Think about that for a moment. “[S]tandard-bearers for civilisation”; this is a much different claim than “many great historical figures have been Jewish”. Who exactly asked to bear this standard, and in what sense could they have spoken for the Jewish people as a whole? When did they – all 14 or so million of them – apply for this job?

In this way, in the guise of friendship and solidarity, the Jews are collectively made to bear the moral burdens of all humanity. This is not a new demand, to put it mildly. That Jews are uniquely obliged to be paragons is merely a sick inversion of the ancient Christ-killing slander, even if meant benignly.

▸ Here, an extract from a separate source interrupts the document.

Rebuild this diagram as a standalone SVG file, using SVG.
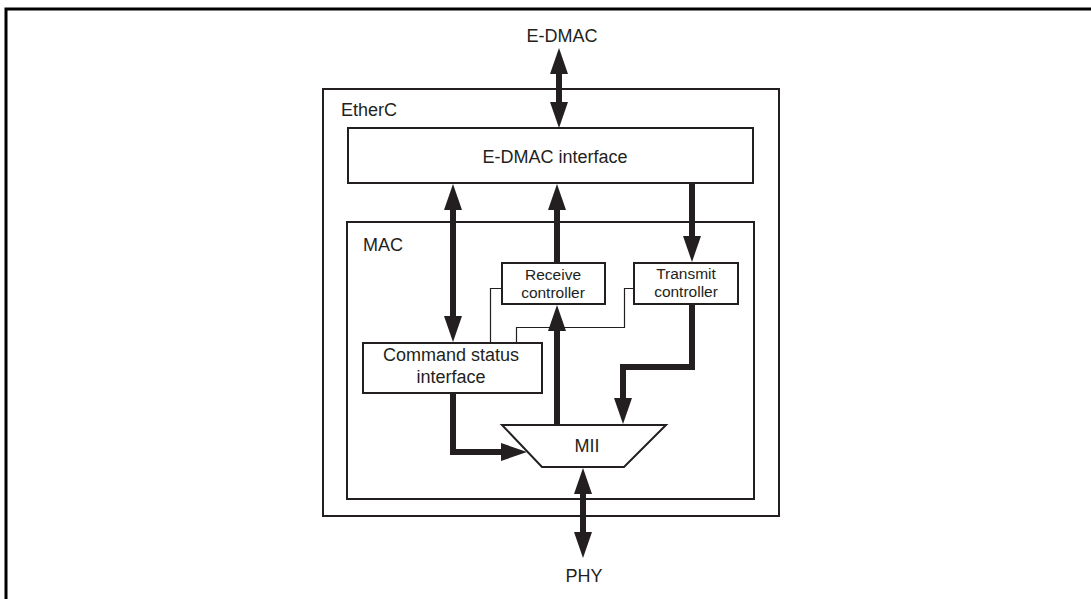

My country, the United Kingdom, spent 30 years fighting a violent insurgency based in its sovereign territory. Thousands of civilians, in Northern Ireland and the mainland, lost their lives to terrorism. This was a profound test of the British state, and this test was not passed with flying colours. We locked hundreds of people up without charge or trial, shot innocent civil rights protesters and too often allowed brutality to run unchecked among our fighting men.

We should be ashamed of all of this. But when most British people consider our record in Northern Ireland, they do so in cognisance of the full historical context. They acknowledge the toll random attacks on civilians take on a society, the impossible choices asymmetric warfare forces on governments, and that the behaviour of many, even most British officials was exemplary.

When it comes to Israel, this considered approach is jettisoned. If Palestinian children are dying, it must be because Israelis want them dead, or simply don’t care. Defenders of Israel are so bored with saying this we could cry, but one more time: no nation on Earth would tolerate the deliberate targeting of its civilians – however ineffective – with equanimity, and without resorting to decisive force.

To Max Hastings and others who would be critical allies of the Jewish state, I say this: the Jews are not an example, or a lesson, or a tragedy. They do not exist for your moral edification, nor to uphold an abstract thing called “civilisation” on your behalf. They are, in fact, human beings, with all that implies.